| GOAL |
Omit all pictures, then retype the data exactly as given.

— Begin —

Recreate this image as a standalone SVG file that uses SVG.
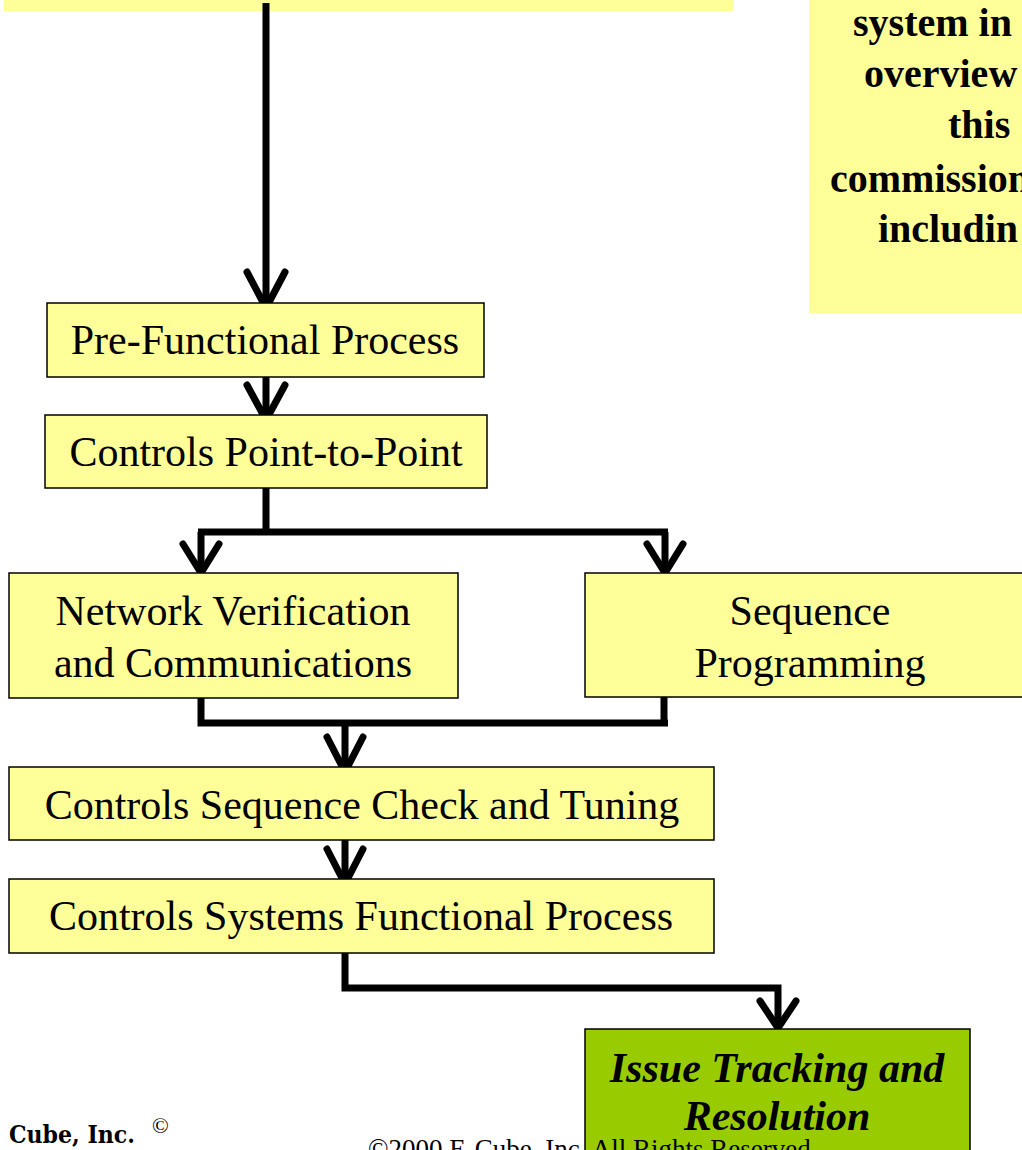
<svg xmlns="http://www.w3.org/2000/svg" width="1022" height="1150" viewBox="0 0 1022 1150">
<style>
.box{fill:#FFFF99;stroke:#000;stroke-width:1.5}
.green{fill:#99CC00;stroke:#000;stroke-width:1.5}
.lbl{font-family:"Liberation Serif","Times New Roman",serif;font-size:42px;fill:#000;text-anchor:middle}
.note{font-family:"Liberation Serif","Times New Roman",serif;font-size:40px;font-weight:bold;fill:#000}
.em{font-family:"Liberation Serif","Times New Roman",serif;font-size:42px;font-weight:bold;font-style:italic;fill:#000;text-anchor:middle}
.conn{fill:none;stroke:#000;stroke-width:7;stroke-linecap:butt;stroke-linejoin:miter}
.head{fill:none;stroke:#000;stroke-width:7;stroke-linecap:round;stroke-linejoin:round}
</style>
<rect width="1022" height="1150" fill="#fff"/>
<g id="top-box"><rect x="4" y="-20" width="729" height="31" fill="#FFFF99"/></g>
<g id="note-box">
<rect x="809" y="-10" width="220" height="323" fill="#FFFF99"/>
<text class="note" x="853" y="36">system in</text>
<text class="note" x="864" y="87">overview</text>
<text class="note" x="948" y="138">this</text>
<text class="note" x="830" y="192">commission</text>
<text class="note" x="878" y="242">includin</text>
</g>
<g id="connectors">
<path class="conn" d="M266 3V306"/>
<path class="head" d="M247 272L266 308L285 272"/>
<path class="conn" d="M266 377V418"/>
<path class="head" d="M247 385L266 420L285 385"/>
<path class="conn" d="M266 488V532M198 532H668M201 532V573M665 532V573"/>
<path class="head" d="M183 544L201 573L219 544"/>
<path class="head" d="M647 544L665 573L683 544"/>
<path class="conn" d="M201 697V723H668M664 697V723M345 723V771"/>
<path class="head" d="M327 737L345 772L363 737"/>
<path class="conn" d="M345 840V883"/>
<path class="head" d="M327 849L345 884L363 849"/>
<path class="conn" d="M345 953V988H778V1026"/>
<path class="head" d="M760 1001L778 1028L796 1001"/>
</g>
<g id="n-prefunctional"><rect class="box" x="47" y="303" width="437" height="74"/><text class="lbl" x="265" y="354">Pre-Functional Process</text></g>
<g id="n-p2p"><rect class="box" x="45" y="415" width="442" height="73"/><text class="lbl" x="266" y="466">Controls Point-to-Point</text></g>
<g id="n-network"><rect class="box" x="9" y="573" width="449" height="125"/><text class="lbl" x="233" y="625">Network Verification</text><text class="lbl" x="233" y="677">and Communications</text></g>
<g id="n-sequence"><rect class="box" x="585" y="573" width="450" height="124"/><text class="lbl" x="810" y="625">Sequence</text><text class="lbl" x="810" y="677">Programming</text></g>
<g id="n-check"><rect class="box" x="9" y="767" width="705" height="73"/><text class="lbl" x="362" y="819">Controls Sequence Check and Tuning</text></g>
<g id="n-functional"><rect class="box" x="9" y="879" width="705" height="74"/><text class="lbl" x="361" y="930">Controls Systems Functional Process</text></g>
<g id="n-issue"><rect class="green" x="585" y="1029" width="385" height="140"/><text class="em" x="777" y="1082">Issue Tracking and</text><text class="em" x="777" y="1130">Resolution</text></g>
<g id="footer">
<text x="9" y="1143" textLength="126" lengthAdjust="spacingAndGlyphs" style="font-family:'DejaVu Serif','Liberation Serif',serif;font-weight:bold;font-size:25px">Cube, Inc.</text>
<text x="152" y="1133" style="font-family:'Liberation Serif',serif;font-size:22px">©</text>
<text x="368" y="1158" style="font-family:'Liberation Serif',serif;font-size:27px">©2000 E-Cube, Inc. All Rights Reserved</text>
</g>
</svg>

— End —

| THE OUTPUT |
Recreate this image as a standalone SVG file that uses SVG.
<svg xmlns="http://www.w3.org/2000/svg" width="1022" height="1150" viewBox="0 0 1022 1150">
<style>
.box{fill:#FFFF99;stroke:#000;stroke-width:1.5}
.green{fill:#99CC00;stroke:#000;stroke-width:1.5}
.lbl{font-family:"Liberation Serif","Times New Roman",serif;font-size:42px;fill:#000;text-anchor:middle}
.note{font-family:"Liberation Serif","Times New Roman",serif;font-size:40px;font-weight:bold;fill:#000}
.em{font-family:"Liberation Serif","Times New Roman",serif;font-size:42px;font-weight:bold;font-style:italic;fill:#000;text-anchor:middle}
.conn{fill:none;stroke:#000;stroke-width:7;stroke-linecap:butt;stroke-linejoin:miter}
.head{fill:none;stroke:#000;stroke-width:7;stroke-linecap:round;stroke-linejoin:round}
</style>
<rect width="1022" height="1150" fill="#fff"/>
<g id="top-box"><rect x="4" y="-20" width="729" height="31" fill="#FFFF99"/></g>
<g id="note-box">
<rect x="809" y="-10" width="220" height="323" fill="#FFFF99"/>
<text class="note" x="853" y="36">system in</text>
<text class="note" x="864" y="87">overview</text>
<text class="note" x="948" y="138">this</text>
<text class="note" x="830" y="192">commission</text>
<text class="note" x="878" y="242">includin</text>
</g>
<g id="connectors">
<path class="conn" d="M266 3V306"/>
<path class="head" d="M247 272L266 308L285 272"/>
<path class="conn" d="M266 377V418"/>
<path class="head" d="M247 385L266 420L285 385"/>
<path class="conn" d="M266 488V532M198 532H668M201 532V573M665 532V573"/>
<path class="head" d="M183 544L201 573L219 544"/>
<path class="head" d="M647 544L665 573L683 544"/>
<path class="conn" d="M201 697V723H668M664 697V723M345 723V771"/>
<path class="head" d="M327 737L345 772L363 737"/>
<path class="conn" d="M345 840V883"/>
<path class="head" d="M327 849L345 884L363 849"/>
<path class="conn" d="M345 953V988H778V1026"/>
<path class="head" d="M760 1001L778 1028L796 1001"/>
</g>
<g id="n-prefunctional"><rect class="box" x="47" y="303" width="437" height="74"/><text class="lbl" x="265" y="354">Pre-Functional Process</text></g>
<g id="n-p2p"><rect class="box" x="45" y="415" width="442" height="73"/><text class="lbl" x="266" y="466">Controls Point-to-Point</text></g>
<g id="n-network"><rect class="box" x="9" y="573" width="449" height="125"/><text class="lbl" x="233" y="625">Network Verification</text><text class="lbl" x="233" y="677">and Communications</text></g>
<g id="n-sequence"><rect class="box" x="585" y="573" width="450" height="124"/><text class="lbl" x="810" y="625">Sequence</text><text class="lbl" x="810" y="677">Programming</text></g>
<g id="n-check"><rect class="box" x="9" y="767" width="705" height="73"/><text class="lbl" x="362" y="819">Controls Sequence Check and Tuning</text></g>
<g id="n-functional"><rect class="box" x="9" y="879" width="705" height="74"/><text class="lbl" x="361" y="930">Controls Systems Functional Process</text></g>
<g id="n-issue"><rect class="green" x="585" y="1029" width="385" height="140"/><text class="em" x="777" y="1082">Issue Tracking and</text><text class="em" x="777" y="1130">Resolution</text></g>
<g id="footer">
<text x="9" y="1143" textLength="126" lengthAdjust="spacingAndGlyphs" style="font-family:'DejaVu Serif','Liberation Serif',serif;font-weight:bold;font-size:25px">Cube, Inc.</text>
<text x="152" y="1133" style="font-family:'Liberation Serif',serif;font-size:22px">©</text>
<text x="368" y="1158" style="font-family:'Liberation Serif',serif;font-size:27px">©2000 E-Cube, Inc. All Rights Reserved</text>
</g>
</svg>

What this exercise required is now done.